Is Mylott the right guy for the job? We've written in the past that we question the influence a minority-party representative who has spent much of the last year belittling the Legislature. However, he has unquestionably strong support in the city (despite the general on-line view of the guy) and has an understanding of how the city works and what its needs are (again, despite the general on-line view of the guy).

Mylott doesn't have to give up the Mayor's Office to run, and can stay if he loses a state rep race, but wouldn't that really be a referendum on Mylott's 2007 chances? If he can't win what's essentially a citywide election for state rep, how could he come back a year later and be re-elected mayor? Wouldn't potential '07 mayoral candidates be emboldened by a Mylott loss this year?

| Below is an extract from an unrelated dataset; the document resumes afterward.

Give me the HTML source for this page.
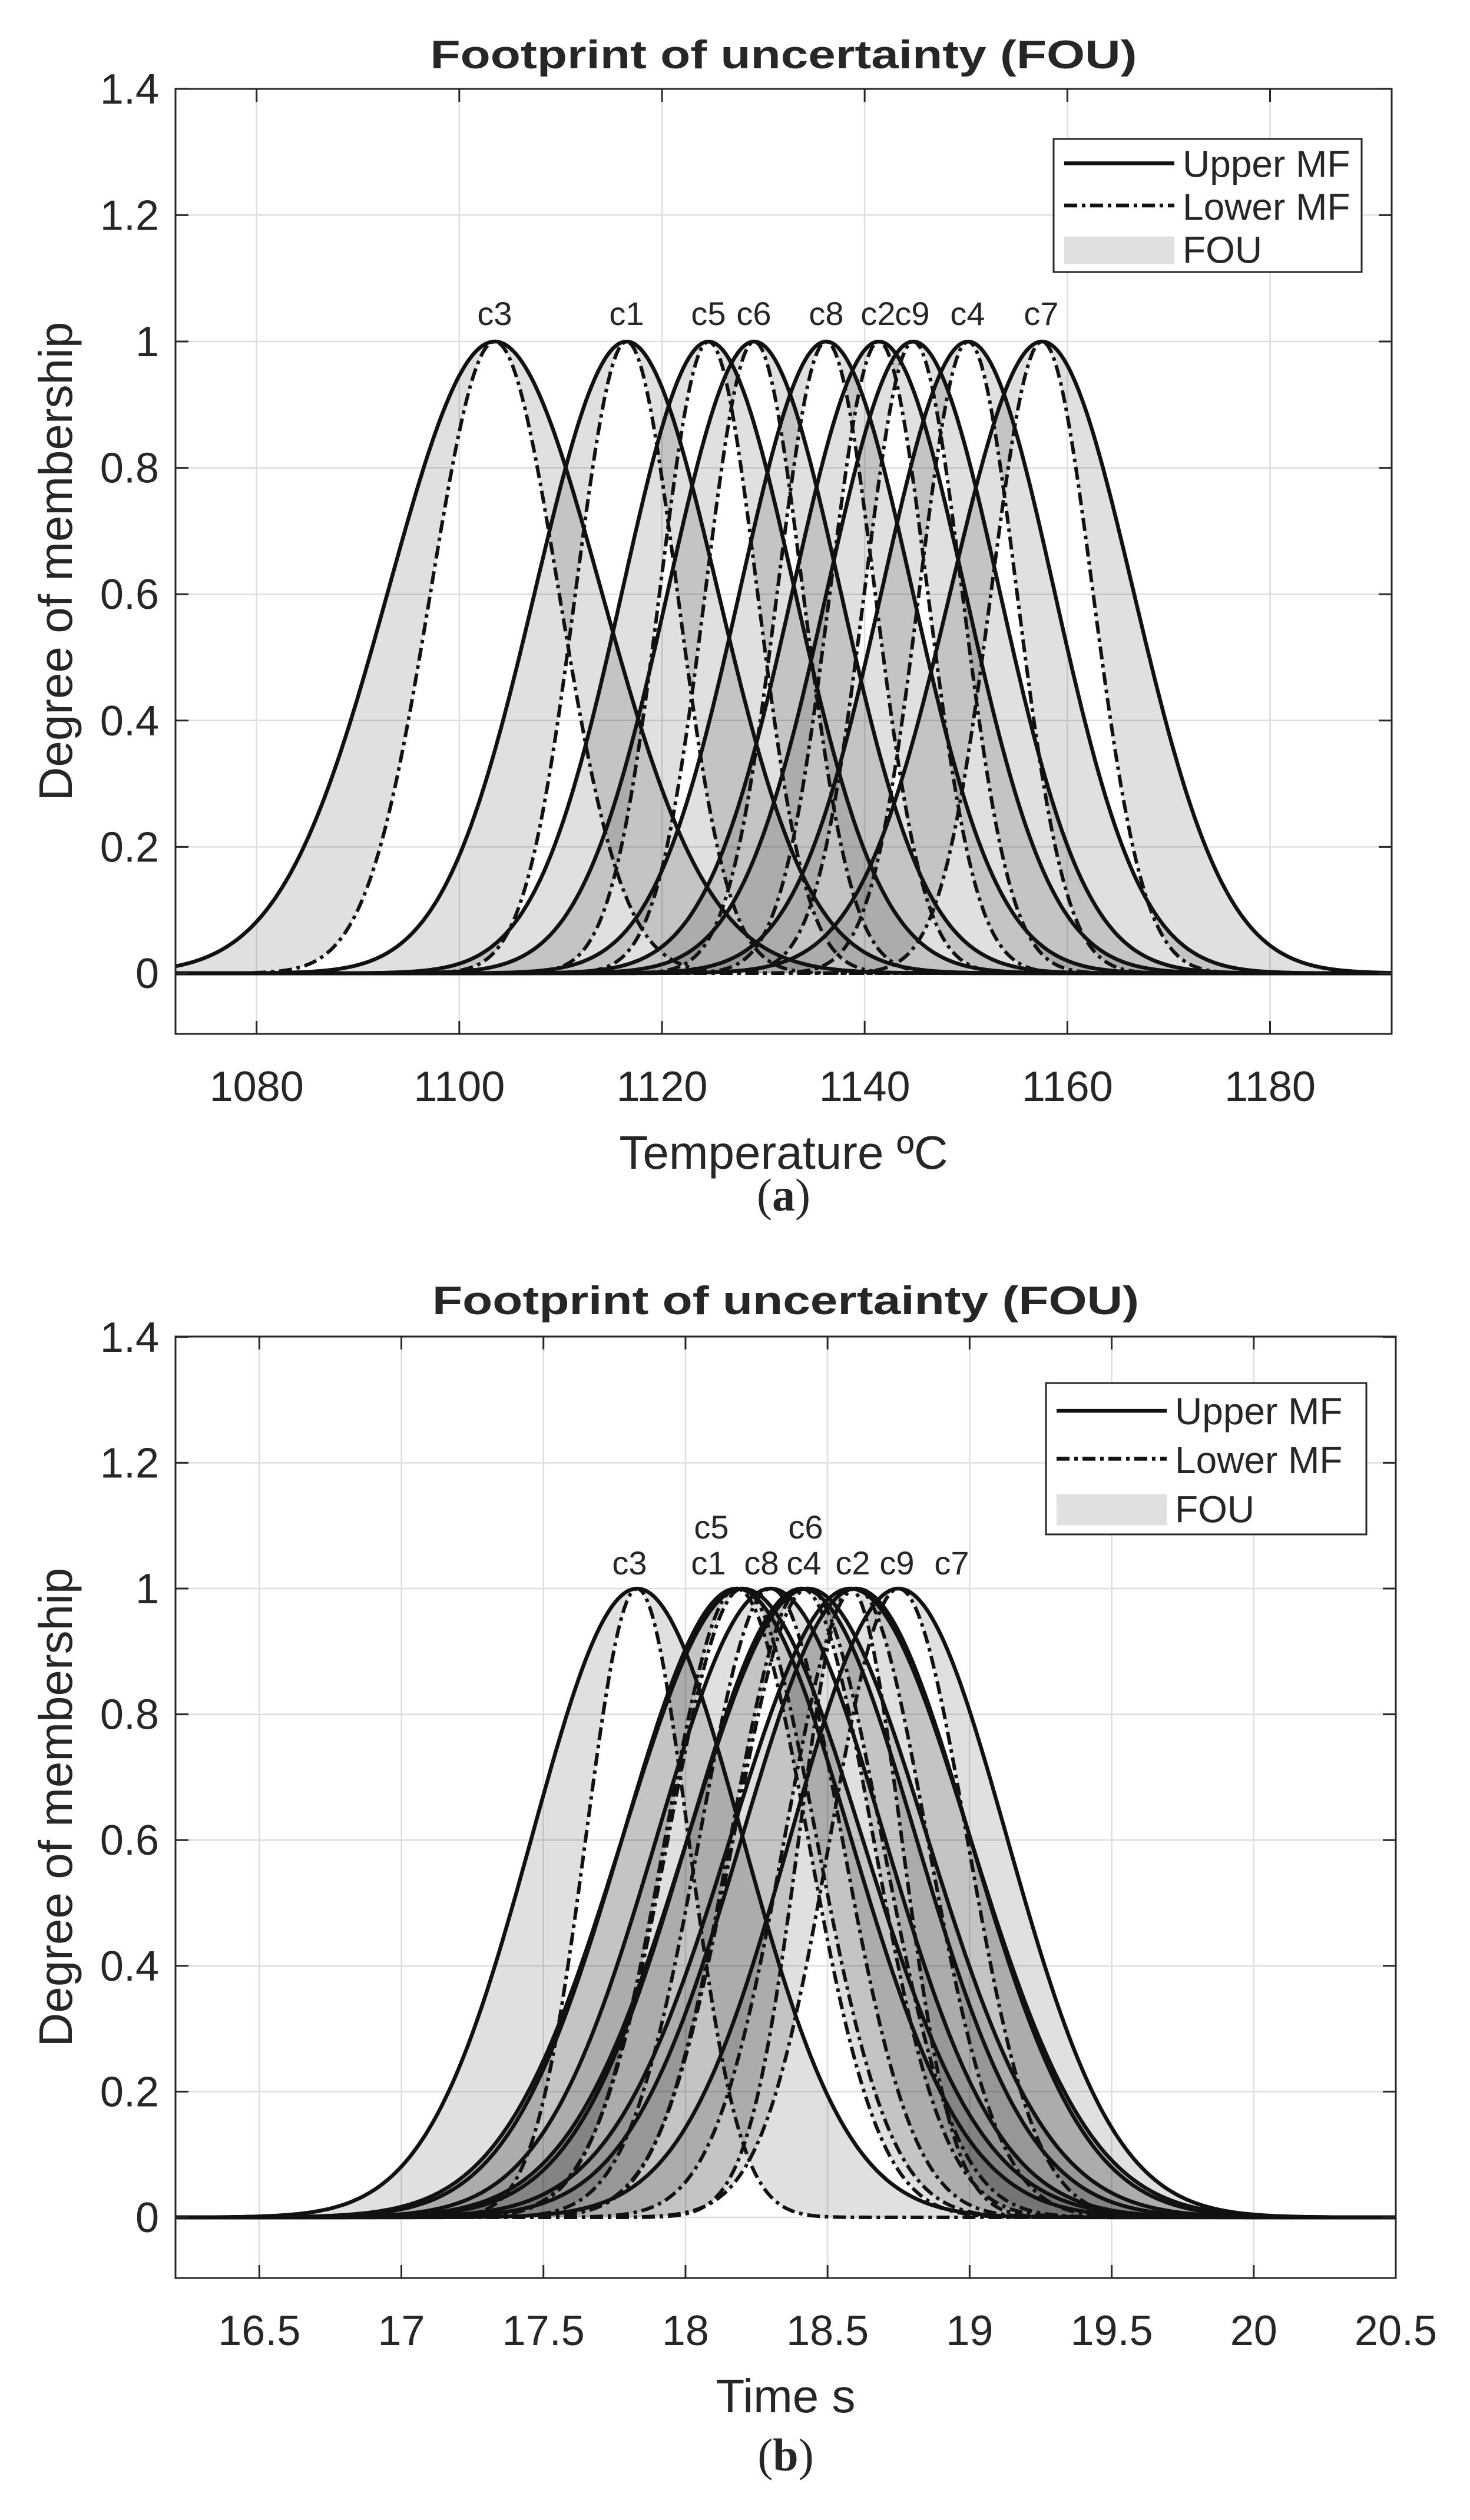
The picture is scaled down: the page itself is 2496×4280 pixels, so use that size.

The point: If Goguen doesn't run again, and Mylott runs for state rep, it pretty much means Fitchburg is electing a new rep and new mayor in the next two years (Mylott supports can feel free to make their arguments for Mylott losing in '06 and winning in '07 comments below).

It all gets started in the next few days, when Goguen makes his expected announcement. What looked like a down year in local electoral politics (no local elections, Goguen and Antonioni slam-dunks for re-election) suddenly has the prospect of not only being fun, but a major crossroads for Fitchburg.